## Start Data lines

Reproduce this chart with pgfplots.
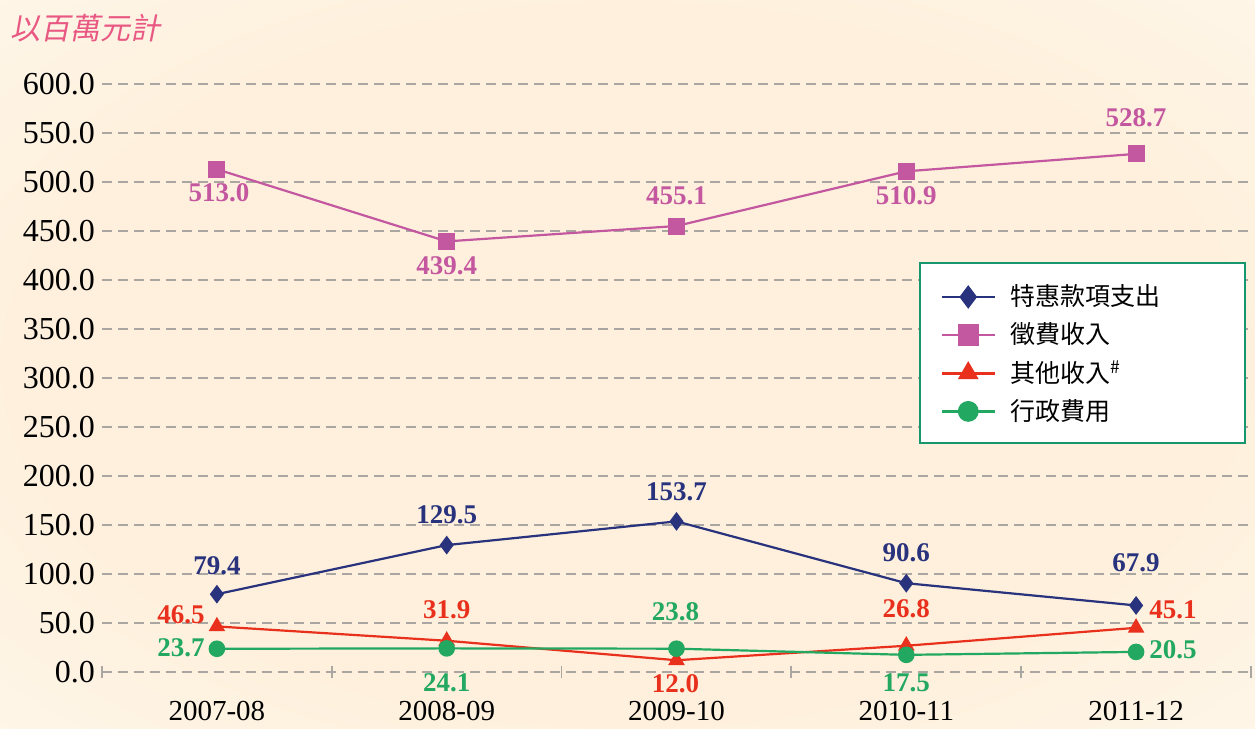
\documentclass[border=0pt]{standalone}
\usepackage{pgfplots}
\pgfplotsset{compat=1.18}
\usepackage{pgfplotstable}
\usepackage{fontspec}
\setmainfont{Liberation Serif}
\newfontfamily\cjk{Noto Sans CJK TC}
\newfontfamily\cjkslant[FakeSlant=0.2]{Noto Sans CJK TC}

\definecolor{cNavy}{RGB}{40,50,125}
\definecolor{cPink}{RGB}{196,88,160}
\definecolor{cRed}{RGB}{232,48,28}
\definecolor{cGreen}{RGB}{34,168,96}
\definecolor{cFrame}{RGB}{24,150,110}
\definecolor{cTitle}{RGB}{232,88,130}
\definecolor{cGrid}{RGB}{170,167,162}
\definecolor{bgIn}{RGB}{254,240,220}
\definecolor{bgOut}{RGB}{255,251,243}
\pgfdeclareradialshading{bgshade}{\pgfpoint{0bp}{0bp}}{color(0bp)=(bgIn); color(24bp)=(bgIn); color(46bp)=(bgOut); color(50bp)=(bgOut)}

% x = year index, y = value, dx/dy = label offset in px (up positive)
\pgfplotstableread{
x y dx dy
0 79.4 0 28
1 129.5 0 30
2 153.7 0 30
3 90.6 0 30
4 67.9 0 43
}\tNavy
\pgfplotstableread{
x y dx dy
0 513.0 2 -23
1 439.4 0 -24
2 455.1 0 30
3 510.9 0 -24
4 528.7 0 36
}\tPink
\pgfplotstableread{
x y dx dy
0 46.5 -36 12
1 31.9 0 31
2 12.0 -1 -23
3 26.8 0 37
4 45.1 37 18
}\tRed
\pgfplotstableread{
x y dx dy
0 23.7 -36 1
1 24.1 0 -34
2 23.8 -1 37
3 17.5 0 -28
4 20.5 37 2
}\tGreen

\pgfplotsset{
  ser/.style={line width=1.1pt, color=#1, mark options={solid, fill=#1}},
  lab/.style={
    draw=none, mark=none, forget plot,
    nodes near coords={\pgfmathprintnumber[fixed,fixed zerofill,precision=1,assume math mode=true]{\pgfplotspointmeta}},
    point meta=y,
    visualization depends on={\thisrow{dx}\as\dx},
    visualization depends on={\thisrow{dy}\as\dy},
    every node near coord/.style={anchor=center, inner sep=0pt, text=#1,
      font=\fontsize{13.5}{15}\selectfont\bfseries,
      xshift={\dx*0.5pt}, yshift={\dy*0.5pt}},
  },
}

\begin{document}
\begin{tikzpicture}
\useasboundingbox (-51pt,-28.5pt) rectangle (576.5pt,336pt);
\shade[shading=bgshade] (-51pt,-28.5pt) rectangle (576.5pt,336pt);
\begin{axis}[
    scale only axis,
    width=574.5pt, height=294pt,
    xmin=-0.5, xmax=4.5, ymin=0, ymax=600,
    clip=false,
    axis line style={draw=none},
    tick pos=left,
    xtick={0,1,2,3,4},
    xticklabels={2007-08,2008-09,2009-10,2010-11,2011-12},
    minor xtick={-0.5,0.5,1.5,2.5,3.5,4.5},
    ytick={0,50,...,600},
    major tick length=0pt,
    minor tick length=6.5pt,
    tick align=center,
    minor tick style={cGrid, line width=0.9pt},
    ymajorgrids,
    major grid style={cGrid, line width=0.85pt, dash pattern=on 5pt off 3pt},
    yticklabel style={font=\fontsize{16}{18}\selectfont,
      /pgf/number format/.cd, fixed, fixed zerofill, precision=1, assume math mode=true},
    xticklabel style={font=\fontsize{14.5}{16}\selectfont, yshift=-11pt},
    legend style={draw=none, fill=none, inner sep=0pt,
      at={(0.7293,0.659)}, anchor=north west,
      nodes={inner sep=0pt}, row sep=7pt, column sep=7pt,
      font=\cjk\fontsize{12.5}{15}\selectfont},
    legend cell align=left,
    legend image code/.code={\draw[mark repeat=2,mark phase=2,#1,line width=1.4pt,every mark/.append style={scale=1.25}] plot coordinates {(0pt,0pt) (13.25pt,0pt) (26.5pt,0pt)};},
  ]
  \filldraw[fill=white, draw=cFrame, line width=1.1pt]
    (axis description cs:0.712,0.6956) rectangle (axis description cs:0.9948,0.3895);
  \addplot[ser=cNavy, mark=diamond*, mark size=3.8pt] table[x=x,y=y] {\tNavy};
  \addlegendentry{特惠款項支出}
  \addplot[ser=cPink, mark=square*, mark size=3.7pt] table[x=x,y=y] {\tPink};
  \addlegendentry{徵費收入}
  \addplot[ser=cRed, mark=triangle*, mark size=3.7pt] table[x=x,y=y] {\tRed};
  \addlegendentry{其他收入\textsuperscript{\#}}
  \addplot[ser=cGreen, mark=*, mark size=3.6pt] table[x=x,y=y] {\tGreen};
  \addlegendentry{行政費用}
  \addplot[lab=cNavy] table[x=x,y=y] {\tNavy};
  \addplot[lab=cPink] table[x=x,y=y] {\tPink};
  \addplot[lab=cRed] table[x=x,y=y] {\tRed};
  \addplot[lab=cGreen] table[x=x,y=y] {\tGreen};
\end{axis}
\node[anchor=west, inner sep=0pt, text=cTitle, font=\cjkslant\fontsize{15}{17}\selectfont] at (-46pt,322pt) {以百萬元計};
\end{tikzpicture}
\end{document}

## End Data lines

* Aim *
Quote the listing above in full, except for the pictures.

* Response *
Reproduce this chart with pgfplots.
\documentclass[border=0pt]{standalone}
\usepackage{pgfplots}
\pgfplotsset{compat=1.18}
\usepackage{pgfplotstable}
\usepackage{fontspec}
\setmainfont{Liberation Serif}
\newfontfamily\cjk{Noto Sans CJK TC}
\newfontfamily\cjkslant[FakeSlant=0.2]{Noto Sans CJK TC}

\definecolor{cNavy}{RGB}{40,50,125}
\definecolor{cPink}{RGB}{196,88,160}
\definecolor{cRed}{RGB}{232,48,28}
\definecolor{cGreen}{RGB}{34,168,96}
\definecolor{cFrame}{RGB}{24,150,110}
\definecolor{cTitle}{RGB}{232,88,130}
\definecolor{cGrid}{RGB}{170,167,162}
\definecolor{bgIn}{RGB}{254,240,220}
\definecolor{bgOut}{RGB}{255,251,243}
\pgfdeclareradialshading{bgshade}{\pgfpoint{0bp}{0bp}}{color(0bp)=(bgIn); color(24bp)=(bgIn); color(46bp)=(bgOut); color(50bp)=(bgOut)}

% x = year index, y = value, dx/dy = label offset in px (up positive)
\pgfplotstableread{
x y dx dy
0 79.4 0 28
1 129.5 0 30
2 153.7 0 30
3 90.6 0 30
4 67.9 0 43
}\tNavy
\pgfplotstableread{
x y dx dy
0 513.0 2 -23
1 439.4 0 -24
2 455.1 0 30
3 510.9 0 -24
4 528.7 0 36
}\tPink
\pgfplotstableread{
x y dx dy
0 46.5 -36 12
1 31.9 0 31
2 12.0 -1 -23
3 26.8 0 37
4 45.1 37 18
}\tRed
\pgfplotstableread{
x y dx dy
0 23.7 -36 1
1 24.1 0 -34
2 23.8 -1 37
3 17.5 0 -28
4 20.5 37 2
}\tGreen

\pgfplotsset{
  ser/.style={line width=1.1pt, color=#1, mark options={solid, fill=#1}},
  lab/.style={
    draw=none, mark=none, forget plot,
    nodes near coords={\pgfmathprintnumber[fixed,fixed zerofill,precision=1,assume math mode=true]{\pgfplotspointmeta}},
    point meta=y,
    visualization depends on={\thisrow{dx}\as\dx},
    visualization depends on={\thisrow{dy}\as\dy},
    every node near coord/.style={anchor=center, inner sep=0pt, text=#1,
      font=\fontsize{13.5}{15}\selectfont\bfseries,
      xshift={\dx*0.5pt}, yshift={\dy*0.5pt}},
  },
}

\begin{document}
\begin{tikzpicture}
\useasboundingbox (-51pt,-28.5pt) rectangle (576.5pt,336pt);
\shade[shading=bgshade] (-51pt,-28.5pt) rectangle (576.5pt,336pt);
\begin{axis}[
    scale only axis,
    width=574.5pt, height=294pt,
    xmin=-0.5, xmax=4.5, ymin=0, ymax=600,
    clip=false,
    axis line style={draw=none},
    tick pos=left,
    xtick={0,1,2,3,4},
    xticklabels={2007-08,2008-09,2009-10,2010-11,2011-12},
    minor xtick={-0.5,0.5,1.5,2.5,3.5,4.5},
    ytick={0,50,...,600},
    major tick length=0pt,
    minor tick length=6.5pt,
    tick align=center,
    minor tick style={cGrid, line width=0.9pt},
    ymajorgrids,
    major grid style={cGrid, line width=0.85pt, dash pattern=on 5pt off 3pt},
    yticklabel style={font=\fontsize{16}{18}\selectfont,
      /pgf/number format/.cd, fixed, fixed zerofill, precision=1, assume math mode=true},
    xticklabel style={font=\fontsize{14.5}{16}\selectfont, yshift=-11pt},
    legend style={draw=none, fill=none, inner sep=0pt,
      at={(0.7293,0.659)}, anchor=north west,
      nodes={inner sep=0pt}, row sep=7pt, column sep=7pt,
      font=\cjk\fontsize{12.5}{15}\selectfont},
    legend cell align=left,
    legend image code/.code={\draw[mark repeat=2,mark phase=2,#1,line width=1.4pt,every mark/.append style={scale=1.25}] plot coordinates {(0pt,0pt) (13.25pt,0pt) (26.5pt,0pt)};},
  ]
  \filldraw[fill=white, draw=cFrame, line width=1.1pt]
    (axis description cs:0.712,0.6956) rectangle (axis description cs:0.9948,0.3895);
  \addplot[ser=cNavy, mark=diamond*, mark size=3.8pt] table[x=x,y=y] {\tNavy};
  \addlegendentry{特惠款項支出}
  \addplot[ser=cPink, mark=square*, mark size=3.7pt] table[x=x,y=y] {\tPink};
  \addlegendentry{徵費收入}
  \addplot[ser=cRed, mark=triangle*, mark size=3.7pt] table[x=x,y=y] {\tRed};
  \addlegendentry{其他收入\textsuperscript{\#}}
  \addplot[ser=cGreen, mark=*, mark size=3.6pt] table[x=x,y=y] {\tGreen};
  \addlegendentry{行政費用}
  \addplot[lab=cNavy] table[x=x,y=y] {\tNavy};
  \addplot[lab=cPink] table[x=x,y=y] {\tPink};
  \addplot[lab=cRed] table[x=x,y=y] {\tRed};
  \addplot[lab=cGreen] table[x=x,y=y] {\tGreen};
\end{axis}
\node[anchor=west, inner sep=0pt, text=cTitle, font=\cjkslant\fontsize{15}{17}\selectfont] at (-46pt,322pt) {以百萬元計};
\end{tikzpicture}
\end{document}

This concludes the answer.